**** Source material ****

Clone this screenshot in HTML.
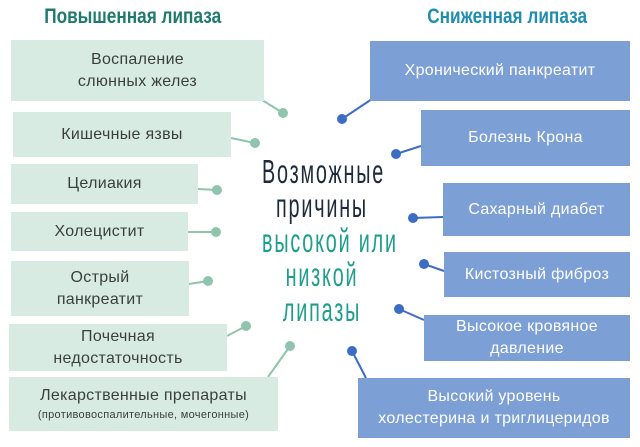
<!DOCTYPE html>
<html><head><meta charset="utf-8"><style>
body{margin:0;width:640px;height:447px;background:#fff;position:relative;overflow:hidden;font-family:"Liberation Sans",sans-serif}
.b{position:absolute;display:flex;align-items:center;justify-content:center;text-align:center;line-height:22px;font-size:16px;letter-spacing:0.3px}
.l{background:#d8ebe2;color:#3a3f3e}
.r{background:#7c9fd6;color:#fff}
.t{position:absolute;font-weight:bold;font-size:21px;transform:scaleX(0.82);transform-origin:center;white-space:nowrap}
.c{position:absolute;left:222px;width:200px;text-align:center;font-size:33px;line-height:34px;transform:scaleX(0.6);transform-origin:center;white-space:nowrap;letter-spacing:3px}
</style></head><body>
<div class="t" style="left:28px;top:5px;width:180px;text-align:center;color:#1d7a6d">Повышенная липаза</div>
<div class="t" style="left:411px;top:5px;width:180px;text-align:center;color:#1e8db0">Сниженная липаза</div>
<svg width="640" height="447" style="position:absolute;left:0;top:0">
<g stroke="#8fc4ad" stroke-width="2" fill="#8fc4ad">
<line x1="262" y1="100" x2="283" y2="113"/><circle cx="283" cy="113" r="4"/>
<line x1="231" y1="138" x2="255" y2="143"/><circle cx="255" cy="143" r="4"/>
<line x1="198" y1="189" x2="217" y2="190"/><circle cx="217" cy="190" r="4"/>
<line x1="188" y1="232" x2="216" y2="232"/><circle cx="216" cy="232" r="4"/>
<line x1="189" y1="284" x2="208" y2="281"/><circle cx="208" cy="281" r="4"/>
<line x1="227" y1="336" x2="246" y2="326"/><circle cx="246" cy="326" r="4"/>
<line x1="268" y1="377" x2="290" y2="346"/><circle cx="290" cy="346" r="4"/>
</g>
<g stroke="#3d6cc4" stroke-width="2" fill="#3d6cc4">
<line x1="372" y1="99" x2="342" y2="119"/><circle cx="342" cy="119" r="4"/>
<line x1="421" y1="146" x2="396" y2="154"/><circle cx="396" cy="154" r="4"/>
<line x1="443" y1="217" x2="413" y2="218"/><circle cx="413" cy="218" r="4"/>
<line x1="444" y1="271" x2="424" y2="264"/><circle cx="424" cy="264" r="4"/>
<line x1="424" y1="320" x2="399" y2="309"/><circle cx="399" cy="309" r="4"/>
<line x1="366" y1="378" x2="352" y2="351"/><circle cx="352" cy="351" r="4"/>
</g></svg>
<div class="b l" style="left:11px;top:40px;width:253px;height:61px">Воспаление<br>слюнных желез</div>
<div class="b l" style="left:13px;top:112px;width:218px;height:45px">Кишечные язвы</div>
<div class="b l" style="left:11px;top:164px;width:187px;height:40px">Целиакия</div>
<div class="b l" style="left:11px;top:212px;width:177px;height:39px">Холецистит</div>
<div class="b l" style="left:11px;top:261px;width:178px;height:55px">Острый<br>панкреатит</div>
<div class="b l" style="left:9px;top:324px;width:218px;height:47px">Почечная<br>недостаточность</div>
<div class="b l" style="left:9px;top:377px;width:269px;height:54px;flex-direction:column"><span>Лекарственные препараты</span><span style="font-size:11px;line-height:16px">(противовоспалительные, мочегонные)</span></div>
<div class="b r" style="left:370px;top:41px;width:260px;height:60px">Хронический панкреатит</div>
<div class="b r" style="left:421px;top:110px;width:209px;height:56px">Болезнь Крона</div>
<div class="b r" style="left:443px;top:183px;width:187px;height:53px">Сахарный диабет</div>
<div class="b r" style="left:444px;top:252px;width:186px;height:45px">Кистозный фиброз</div>
<div class="b r" style="left:424px;top:315px;width:206px;height:46px">Высокое кровяное<br>давление</div>
<div class="b r" style="left:358px;top:378px;width:272px;height:60px">Высокий уровень<br>холестерина и триглицеридов</div>
<div class="c" style="top:155px;color:#1c2a3a">Возможные</div>
<div class="c" style="top:189px;color:#1c2a3a">причины</div>
<div class="c" style="top:224px;color:#1f9e8c">высокой или</div>
<div class="c" style="top:258px;color:#1f9e8c">низкой</div>
<div class="c" style="top:293px;color:#1f9e8c">липазы</div>
</body></html>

****

*Brief*: The listing above must be printed again exactly, minus its pictures.

*Output of the exercise*:
Clone this screenshot in HTML.
<!DOCTYPE html>
<html><head><meta charset="utf-8"><style>
body{margin:0;width:640px;height:447px;background:#fff;position:relative;overflow:hidden;font-family:"Liberation Sans",sans-serif}
.b{position:absolute;display:flex;align-items:center;justify-content:center;text-align:center;line-height:22px;font-size:16px;letter-spacing:0.3px}
.l{background:#d8ebe2;color:#3a3f3e}
.r{background:#7c9fd6;color:#fff}
.t{position:absolute;font-weight:bold;font-size:21px;transform:scaleX(0.82);transform-origin:center;white-space:nowrap}
.c{position:absolute;left:222px;width:200px;text-align:center;font-size:33px;line-height:34px;transform:scaleX(0.6);transform-origin:center;white-space:nowrap;letter-spacing:3px}
</style></head><body>
<div class="t" style="left:28px;top:5px;width:180px;text-align:center;color:#1d7a6d">Повышенная липаза</div>
<div class="t" style="left:411px;top:5px;width:180px;text-align:center;color:#1e8db0">Сниженная липаза</div>
<svg width="640" height="447" style="position:absolute;left:0;top:0">
<g stroke="#8fc4ad" stroke-width="2" fill="#8fc4ad">
<line x1="262" y1="100" x2="283" y2="113"/><circle cx="283" cy="113" r="4"/>
<line x1="231" y1="138" x2="255" y2="143"/><circle cx="255" cy="143" r="4"/>
<line x1="198" y1="189" x2="217" y2="190"/><circle cx="217" cy="190" r="4"/>
<line x1="188" y1="232" x2="216" y2="232"/><circle cx="216" cy="232" r="4"/>
<line x1="189" y1="284" x2="208" y2="281"/><circle cx="208" cy="281" r="4"/>
<line x1="227" y1="336" x2="246" y2="326"/><circle cx="246" cy="326" r="4"/>
<line x1="268" y1="377" x2="290" y2="346"/><circle cx="290" cy="346" r="4"/>
</g>
<g stroke="#3d6cc4" stroke-width="2" fill="#3d6cc4">
<line x1="372" y1="99" x2="342" y2="119"/><circle cx="342" cy="119" r="4"/>
<line x1="421" y1="146" x2="396" y2="154"/><circle cx="396" cy="154" r="4"/>
<line x1="443" y1="217" x2="413" y2="218"/><circle cx="413" cy="218" r="4"/>
<line x1="444" y1="271" x2="424" y2="264"/><circle cx="424" cy="264" r="4"/>
<line x1="424" y1="320" x2="399" y2="309"/><circle cx="399" cy="309" r="4"/>
<line x1="366" y1="378" x2="352" y2="351"/><circle cx="352" cy="351" r="4"/>
</g></svg>
<div class="b l" style="left:11px;top:40px;width:253px;height:61px">Воспаление<br>слюнных желез</div>
<div class="b l" style="left:13px;top:112px;width:218px;height:45px">Кишечные язвы</div>
<div class="b l" style="left:11px;top:164px;width:187px;height:40px">Целиакия</div>
<div class="b l" style="left:11px;top:212px;width:177px;height:39px">Холецистит</div>
<div class="b l" style="left:11px;top:261px;width:178px;height:55px">Острый<br>панкреатит</div>
<div class="b l" style="left:9px;top:324px;width:218px;height:47px">Почечная<br>недостаточность</div>
<div class="b l" style="left:9px;top:377px;width:269px;height:54px;flex-direction:column"><span>Лекарственные препараты</span><span style="font-size:11px;line-height:16px">(противовоспалительные, мочегонные)</span></div>
<div class="b r" style="left:370px;top:41px;width:260px;height:60px">Хронический панкреатит</div>
<div class="b r" style="left:421px;top:110px;width:209px;height:56px">Болезнь Крона</div>
<div class="b r" style="left:443px;top:183px;width:187px;height:53px">Сахарный диабет</div>
<div class="b r" style="left:444px;top:252px;width:186px;height:45px">Кистозный фиброз</div>
<div class="b r" style="left:424px;top:315px;width:206px;height:46px">Высокое кровяное<br>давление</div>
<div class="b r" style="left:358px;top:378px;width:272px;height:60px">Высокий уровень<br>холестерина и триглицеридов</div>
<div class="c" style="top:155px;color:#1c2a3a">Возможные</div>
<div class="c" style="top:189px;color:#1c2a3a">причины</div>
<div class="c" style="top:224px;color:#1f9e8c">высокой или</div>
<div class="c" style="top:258px;color:#1f9e8c">низкой</div>
<div class="c" style="top:293px;color:#1f9e8c">липазы</div>
</body></html>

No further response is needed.